→ **What the task asks**: Reproduce each line of the material exactly, minus any picture.

→ **Given data**:
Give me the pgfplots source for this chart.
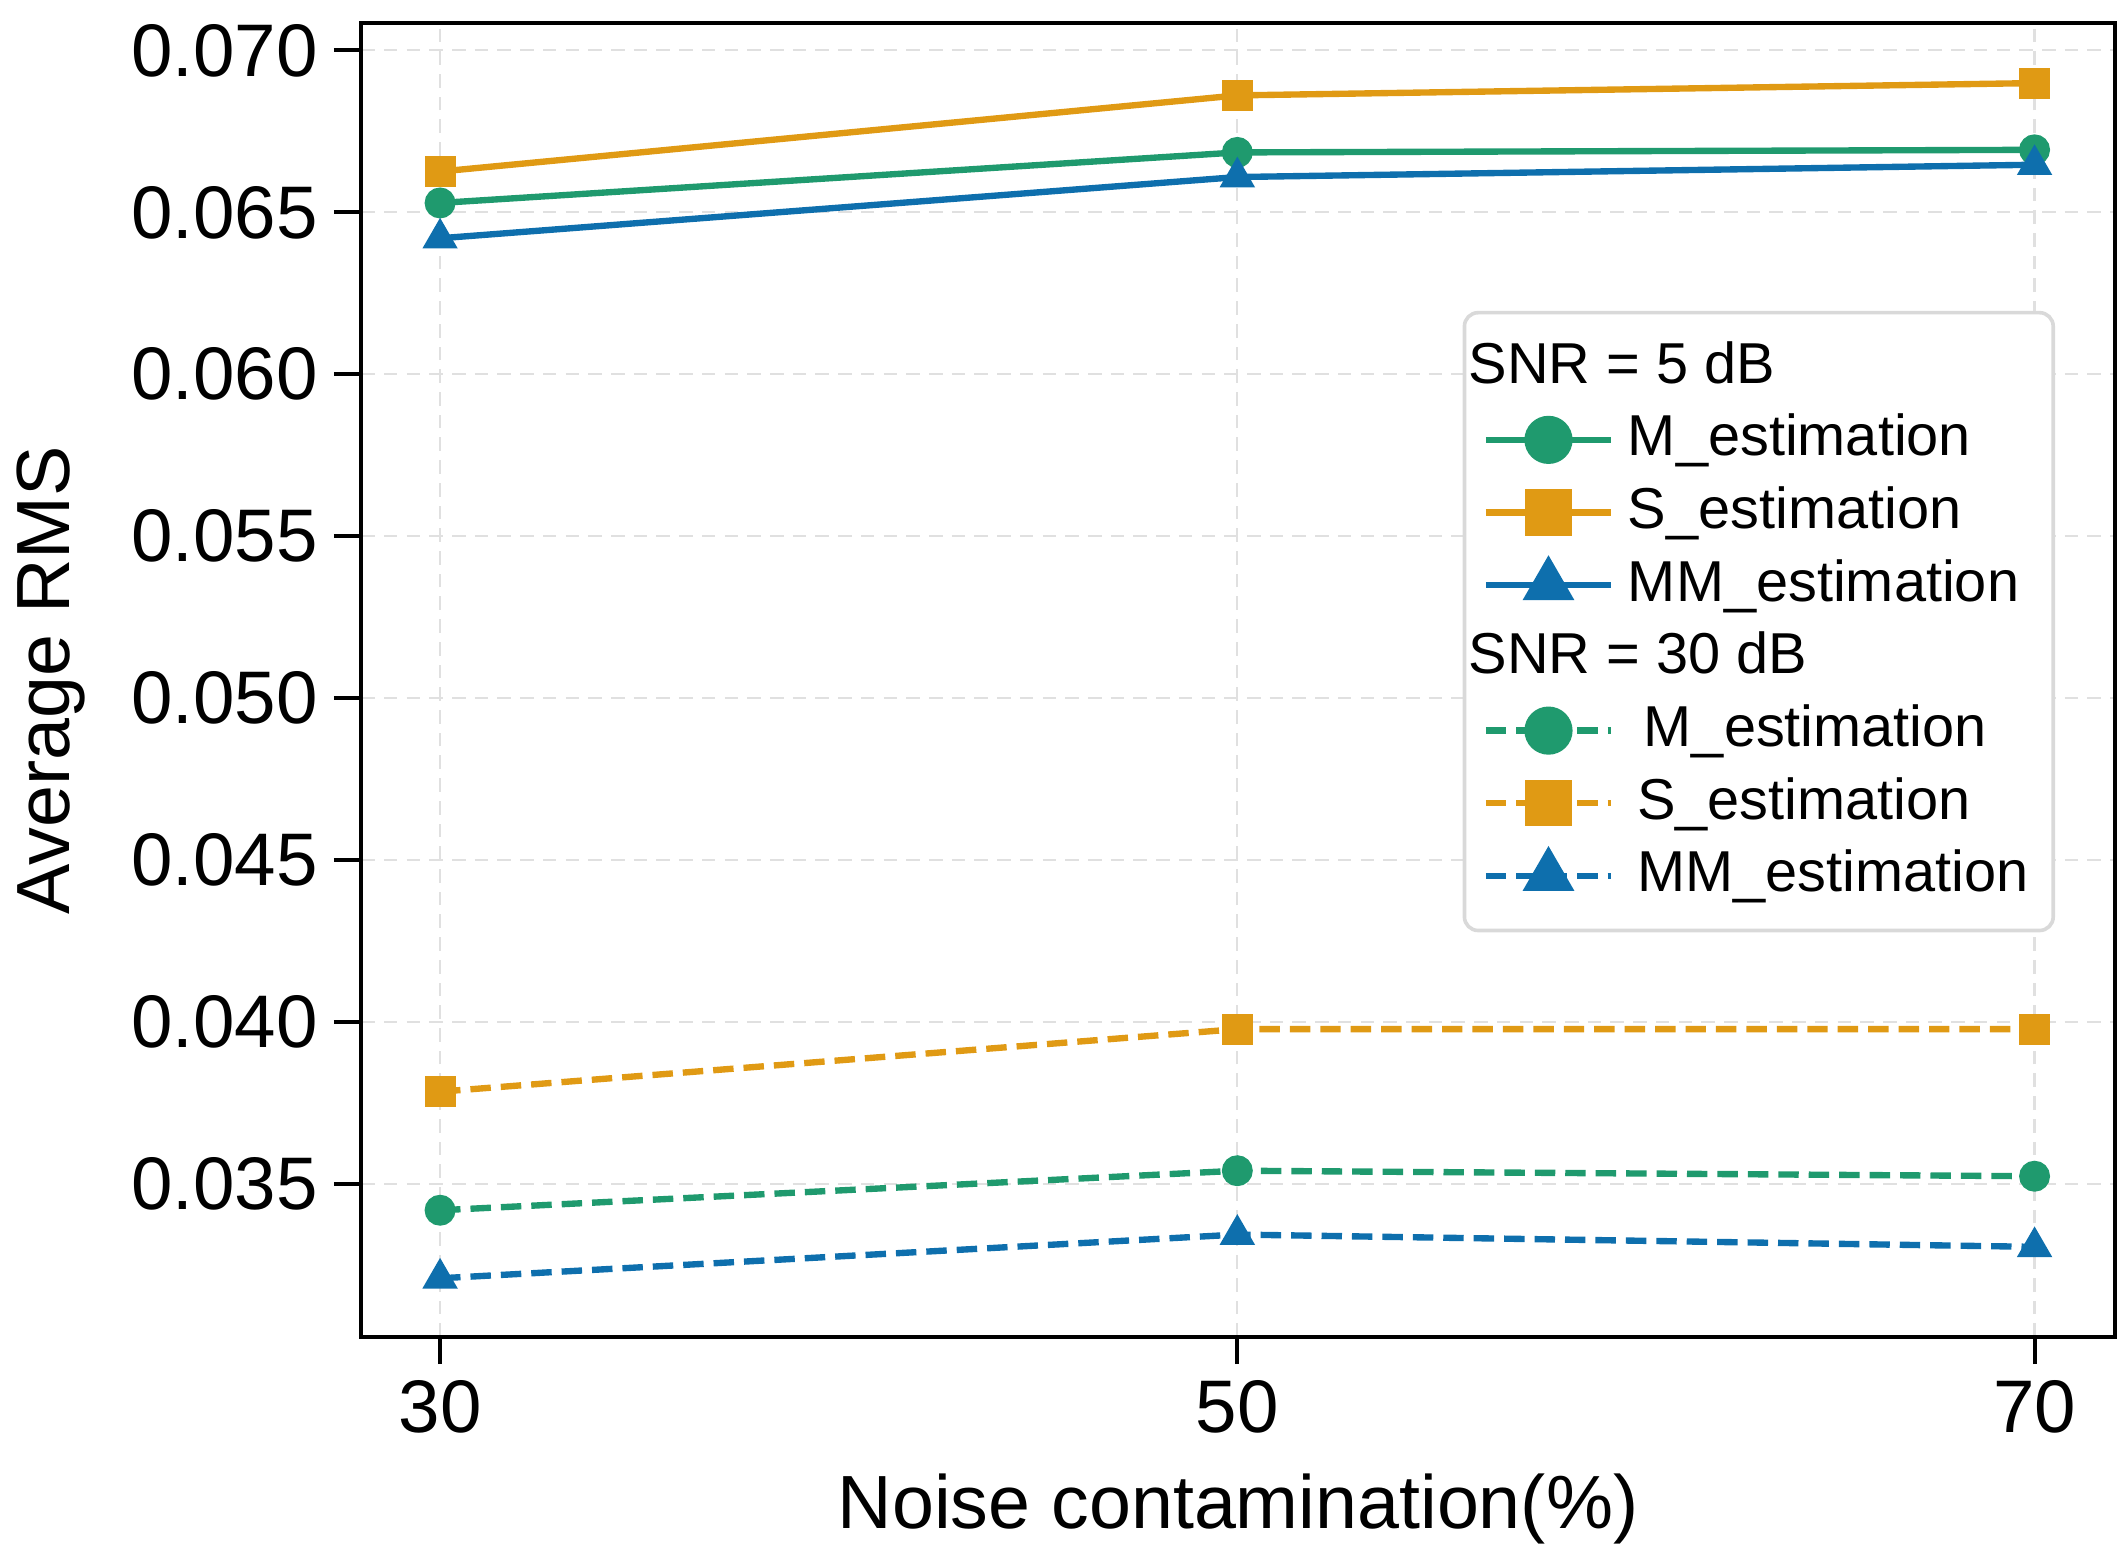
\documentclass[border=0pt]{standalone}
\usepackage{fontspec}
\setmainfont{Liberation Sans}
\usepackage{pgfplots}
\pgfplotsset{compat=1.18}
\definecolor{cgreen}{HTML}{1F9A6E}
\definecolor{corange}{HTML}{E09A14}
\definecolor{cblue}{HTML}{0E6FAD}
\pgfplotstableread{
x SM SS SMM DM DS DMM
30 0.06529 0.06626 0.06420 0.03420 0.03786 0.03210
50 0.06685 0.06861 0.06609 0.03542 0.03979 0.03345
70 0.06693 0.06899 0.06647 0.03525 0.03979 0.03307
}\datatable
\begin{document}
\begin{tikzpicture}
\useasboundingbox (0,0) rectangle (468pt,342.6pt);
\begin{axis}[
  at={(79.5pt,48.3pt)}, anchor=south west,
  scale only axis, width=386.1pt, height=289.2pt,
  xmin=28.02, xmax=72.02, ymin=0.03029, ymax=0.07084,
  xtick={30,50,70},
  ytick={0.035,0.040,0.045,0.050,0.055,0.060,0.065,0.070},
  scaled y ticks=false,
  yticklabel style={/pgf/number format/.cd, fixed, fixed zerofill, precision=3, assume math mode=true},
  xticklabel style={/pgf/number format/assume math mode=true},
  tick label style={font=\fontsize{16.4}{19}\selectfont},
  label style={font=\fontsize{16.6}{20}\selectfont},
  xlabel={Noise contamination(\%)},
  ylabel={Average RMS},
  xlabel style={at={(axis description cs:0.5,-0.146)}, anchor=base},
  ylabel style={at={(axis description cs:-0.177,0.5)}, anchor=center},
  tick align=outside, xtick pos=bottom, ytick pos=left,
  major tick length=6pt,
  every tick/.style={black, line width=0.9pt},
  axis line style={line width=0.9pt},
  grid=major,
  major grid style={black!12, dash pattern=on 3pt off 2pt, line width=0.5pt},
  legend image code/.code={\draw[mark repeat=2,mark phase=2,#1] plot coordinates {(0pt,0pt) (13.8pt,0pt) (27.6pt,0pt)};},
  legend cell align=left,
  legend style={at={(0.628,0.781)}, anchor=north west, draw=black!15, rounded corners=3pt,
    line width=0.8pt, fill=white, font=\fontsize{12.7}{15}\selectfont,
    inner xsep=4pt, inner ysep=4pt, row sep=0pt,
    nodes={inner sep=1.5pt, text height=10pt, text depth=3pt}},
]
\addplot[forget plot, cgreen, line width=1.4pt, mark=*, mark size=2.7pt] table[x=x,y=SM]{\datatable};
\addplot[forget plot, corange, line width=1.4pt, mark=square*, mark size=2.7pt] table[x=x,y=SS]{\datatable};
\addplot[forget plot, cblue, line width=1.4pt, mark=triangle*, mark size=3.1pt] table[x=x,y=SMM]{\datatable};
\addplot[forget plot, cgreen, line width=1.4pt, dash pattern=on 4.5pt off 2.2pt, mark=*, mark size=2.7pt, mark options={solid}] table[x=x,y=DM]{\datatable};
\addplot[forget plot, corange, line width=1.4pt, dash pattern=on 4.5pt off 2.2pt, mark=square*, mark size=2.7pt, mark options={solid}] table[x=x,y=DS]{\datatable};
\addplot[forget plot, cblue, line width=1.4pt, dash pattern=on 4.5pt off 2.2pt, mark=triangle*, mark size=3.1pt, mark options={solid}] table[x=x,y=DMM]{\datatable};

\addlegendimage{empty legend}
\addlegendentry{\hspace{-33.6pt}SNR = 5 dB}
\addlegendimage{cgreen, line width=1.4pt, mark=*, mark size=4.6pt}
\addlegendentry{\hspace{1.5pt}M\_estimation}
\addlegendimage{corange, line width=1.4pt, mark=square*, mark size=4.4pt}
\addlegendentry{\hspace{1.5pt}S\_estimation}
\addlegendimage{cblue, line width=1.4pt, mark=triangle*, mark size=5.2pt}
\addlegendentry{\hspace{1.5pt}MM\_estimation}
\addlegendimage{empty legend}
\addlegendentry{\hspace{-33.6pt}SNR = 30 dB}
\addlegendimage{cgreen, line width=1.4pt, dash pattern=on 4.5pt off 2.2pt, mark=*, mark size=4.6pt, mark options={solid}}
\addlegendentry{\hspace{5pt}M\_estimation}
\addlegendimage{corange, line width=1.4pt, dash pattern=on 4.5pt off 2.2pt, mark=square*, mark size=4.4pt, mark options={solid}}
\addlegendentry{\hspace{3.5pt}S\_estimation}
\addlegendimage{cblue, line width=1.4pt, dash pattern=on 4.5pt off 2.2pt, mark=triangle*, mark size=5.2pt, mark options={solid}}
\addlegendentry{\hspace{3.5pt}MM\_estimation}
\end{axis}
\end{tikzpicture}
\end{document}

→ **Finished answer**:
Give me the pgfplots source for this chart.
\documentclass[border=0pt]{standalone}
\usepackage{fontspec}
\setmainfont{Liberation Sans}
\usepackage{pgfplots}
\pgfplotsset{compat=1.18}
\definecolor{cgreen}{HTML}{1F9A6E}
\definecolor{corange}{HTML}{E09A14}
\definecolor{cblue}{HTML}{0E6FAD}
\pgfplotstableread{
x SM SS SMM DM DS DMM
30 0.06529 0.06626 0.06420 0.03420 0.03786 0.03210
50 0.06685 0.06861 0.06609 0.03542 0.03979 0.03345
70 0.06693 0.06899 0.06647 0.03525 0.03979 0.03307
}\datatable
\begin{document}
\begin{tikzpicture}
\useasboundingbox (0,0) rectangle (468pt,342.6pt);
\begin{axis}[
  at={(79.5pt,48.3pt)}, anchor=south west,
  scale only axis, width=386.1pt, height=289.2pt,
  xmin=28.02, xmax=72.02, ymin=0.03029, ymax=0.07084,
  xtick={30,50,70},
  ytick={0.035,0.040,0.045,0.050,0.055,0.060,0.065,0.070},
  scaled y ticks=false,
  yticklabel style={/pgf/number format/.cd, fixed, fixed zerofill, precision=3, assume math mode=true},
  xticklabel style={/pgf/number format/assume math mode=true},
  tick label style={font=\fontsize{16.4}{19}\selectfont},
  label style={font=\fontsize{16.6}{20}\selectfont},
  xlabel={Noise contamination(\%)},
  ylabel={Average RMS},
  xlabel style={at={(axis description cs:0.5,-0.146)}, anchor=base},
  ylabel style={at={(axis description cs:-0.177,0.5)}, anchor=center},
  tick align=outside, xtick pos=bottom, ytick pos=left,
  major tick length=6pt,
  every tick/.style={black, line width=0.9pt},
  axis line style={line width=0.9pt},
  grid=major,
  major grid style={black!12, dash pattern=on 3pt off 2pt, line width=0.5pt},
  legend image code/.code={\draw[mark repeat=2,mark phase=2,#1] plot coordinates {(0pt,0pt) (13.8pt,0pt) (27.6pt,0pt)};},
  legend cell align=left,
  legend style={at={(0.628,0.781)}, anchor=north west, draw=black!15, rounded corners=3pt,
    line width=0.8pt, fill=white, font=\fontsize{12.7}{15}\selectfont,
    inner xsep=4pt, inner ysep=4pt, row sep=0pt,
    nodes={inner sep=1.5pt, text height=10pt, text depth=3pt}},
]
\addplot[forget plot, cgreen, line width=1.4pt, mark=*, mark size=2.7pt] table[x=x,y=SM]{\datatable};
\addplot[forget plot, corange, line width=1.4pt, mark=square*, mark size=2.7pt] table[x=x,y=SS]{\datatable};
\addplot[forget plot, cblue, line width=1.4pt, mark=triangle*, mark size=3.1pt] table[x=x,y=SMM]{\datatable};
\addplot[forget plot, cgreen, line width=1.4pt, dash pattern=on 4.5pt off 2.2pt, mark=*, mark size=2.7pt, mark options={solid}] table[x=x,y=DM]{\datatable};
\addplot[forget plot, corange, line width=1.4pt, dash pattern=on 4.5pt off 2.2pt, mark=square*, mark size=2.7pt, mark options={solid}] table[x=x,y=DS]{\datatable};
\addplot[forget plot, cblue, line width=1.4pt, dash pattern=on 4.5pt off 2.2pt, mark=triangle*, mark size=3.1pt, mark options={solid}] table[x=x,y=DMM]{\datatable};

\addlegendimage{empty legend}
\addlegendentry{\hspace{-33.6pt}SNR = 5 dB}
\addlegendimage{cgreen, line width=1.4pt, mark=*, mark size=4.6pt}
\addlegendentry{\hspace{1.5pt}M\_estimation}
\addlegendimage{corange, line width=1.4pt, mark=square*, mark size=4.4pt}
\addlegendentry{\hspace{1.5pt}S\_estimation}
\addlegendimage{cblue, line width=1.4pt, mark=triangle*, mark size=5.2pt}
\addlegendentry{\hspace{1.5pt}MM\_estimation}
\addlegendimage{empty legend}
\addlegendentry{\hspace{-33.6pt}SNR = 30 dB}
\addlegendimage{cgreen, line width=1.4pt, dash pattern=on 4.5pt off 2.2pt, mark=*, mark size=4.6pt, mark options={solid}}
\addlegendentry{\hspace{5pt}M\_estimation}
\addlegendimage{corange, line width=1.4pt, dash pattern=on 4.5pt off 2.2pt, mark=square*, mark size=4.4pt, mark options={solid}}
\addlegendentry{\hspace{3.5pt}S\_estimation}
\addlegendimage{cblue, line width=1.4pt, dash pattern=on 4.5pt off 2.2pt, mark=triangle*, mark size=5.2pt, mark options={solid}}
\addlegendentry{\hspace{3.5pt}MM\_estimation}
\end{axis}
\end{tikzpicture}
\end{document}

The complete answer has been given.